David Clark donated Jennie’s dress to the museum in 1985.

Boddie Suit
This wool suit – with tails! – was made for George Boddie, Jr. by Sammet Bros., tailors in Cincinnati, in
1907. We know this thanks to the handwritten tag sewn inside the pants. George Boddie, Jr. was the son of
George Boddie, wealthy landowner in the southern part of the county. Born in Christian County in 1886,
George, Jr. likely attended the Missouri Military Academy before enrolling in Miami University in
Oxford, Ohio. Local newspapers indicate that he spent a summer abroad in Europe in 1906, and we found
him on a ship manifest returning from France again in 1910. George died of tuberculosis at a sanitarium in
El Paso, Texas in 1918 at age 31. Before his death, he lived in Chicago and worked in real estate as a
member of the firm McNeal & Boddie.
It is unknown when or how George Boddie, Jr.’s suit entered the museum’s collection.

Motorcycle Helmet
This leather motorcycle helmet belonged to Wesley Dalton. In 1914, seventeen year-old Dalton ripped
through the two mile course at the Pennyroyal Fair’s innagural motorcycle race in two minutes and fifty-
six seconds, while wearing this helmet.

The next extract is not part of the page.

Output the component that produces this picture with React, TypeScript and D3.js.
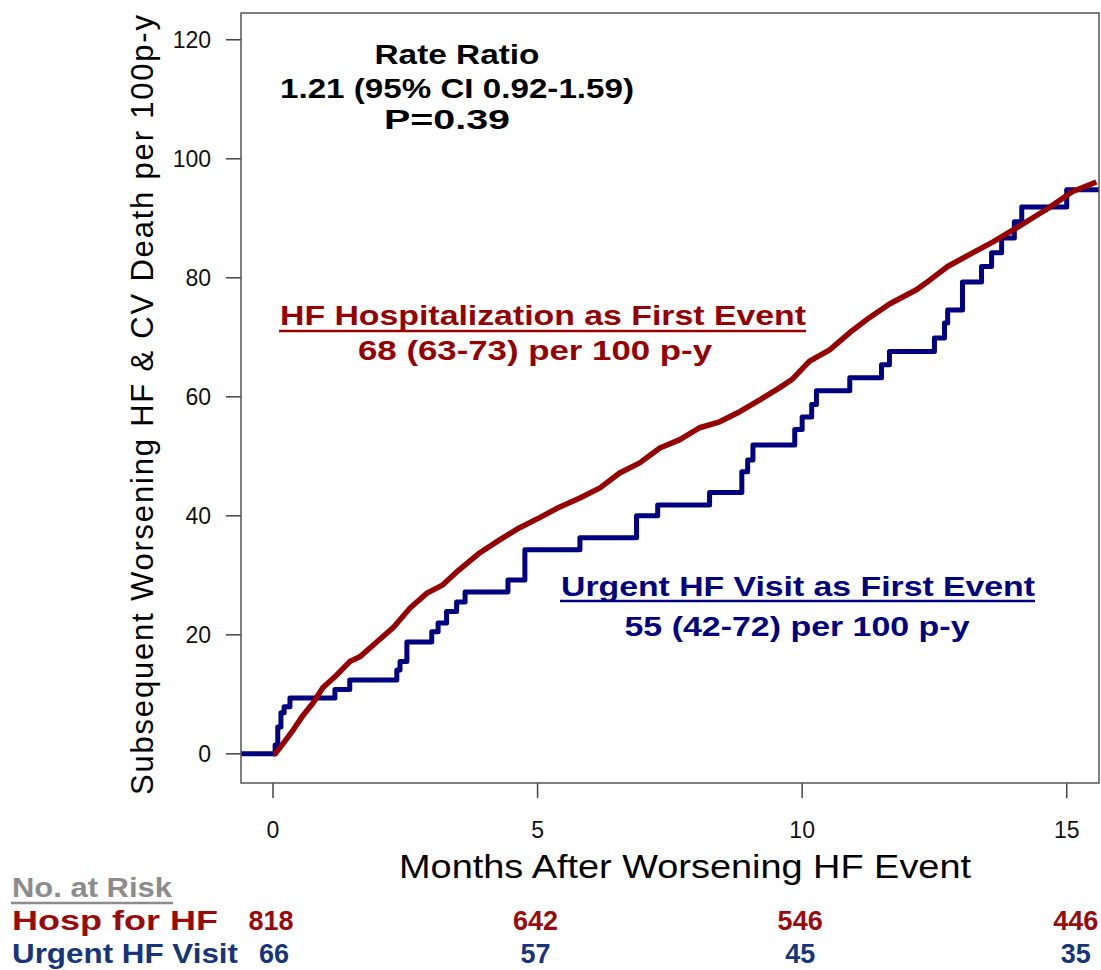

In a time when Hopkinsville’s speed limit was 6 mph and most
people still drove horses and buggies, Dalton averaged nearly 41 mph on his Harley Davidson.
Transportation in Christian County had entered the modern era.
D.D. Cayce donated Dalton’s helmet to the museum in 1978.

Glass Negative
This glass negative is one of many created by Hopkinsville photographer Edgar Cayce around the turn of
the century. Though better known for his psychic abilities, Cayce was a prolific and skilled photographer
and documented the interiors of many local businesses. This one is a piano and organ store. We don’t
know the proprietor, but it could have been R.C. Hardwick or R.E. Qualls.
Cayce’s glass negative collection was donated to the museum by D.D. Cayce.


Artifact 5
Feathers
This gorgeous collection of 77 colorful feathers likely came from a local millinery and were intended to
decorate women’s hats. The 1910 Hopkinsville City Directory lists no fewer than six milliners, and all but
one were located on Main Street. These ranged from individual proprietors like Mrs. Fannie Rogers to
large businesses such as Frankel’s Busy Store. Milliners worked in seasons, with the new styles for a
season being released all at once. Hopkinsville’s milliners traveled to Chicago and New York to see the
new fashions and purchase materials. The Hopkinsville Kentuckian reviewed the new styles shown here
on opening day, September 23, 1913, announcing that black velvet was the season’s most popular hat
material, predominantly embellished with ostrich plumes dyed in various shades.
The feathers were donated to the museum by Lois Peyton in 1980.

Crazy Quilt
Made by Elizabeth Smithson around the turn of the century, this crazy quilt is a blend of old and new and
is a personalized chronicle of contemporary sentiments. Elizabeth Smithson attended the University of
Kentucky, where she earned a degree in teaching. She worked at Bethel College and in Hopkinsville’s
public schools in the 1910s before moving to Oklahoma to teach in the 1920s. She made the quilt out of
cloth scraps, many likely left over from dresses and other sewing projects, joined with a decorative feather
stitch and embossed with needlework.
The quilt was donated by Anne Henry in 2001. It was gifted to her mother by Elizabeth Smithson, a
neighbor.

Buick
White with black leather seats and shiny gold trim, this 1909 Model 10 Buick is the oldest known
automobile bought new in Hopkinsville. Frank Yost purchased it from the McGrew machine shop for
$1,200 (including shipping) in 1910. The Buick factory was in Flint, Michigan, and the car came to
Hopkinsville by rail. Yost drove his Buick in the 1913 Pennyroyal Fair’s automobile parade, joining thirty-
nine other local automobile owners.
The Frank Yost family donated the Buick to the museum.

Wedding Dress
This peach taffeta dream was worn by Marguerite Barker Pinson at her wedding in 1914. The dress was
purchased in Paris while the bride-to-be was working as a nanny for the daughter of a major industrial
tycoon. It features a column shape with lace sleeves and lining at the décolletage. Her trousseau also
includes her slip, silk stockings and shoes.
Jean Pinson Askew, Marguerite’s daughter, donated the collection to the museum.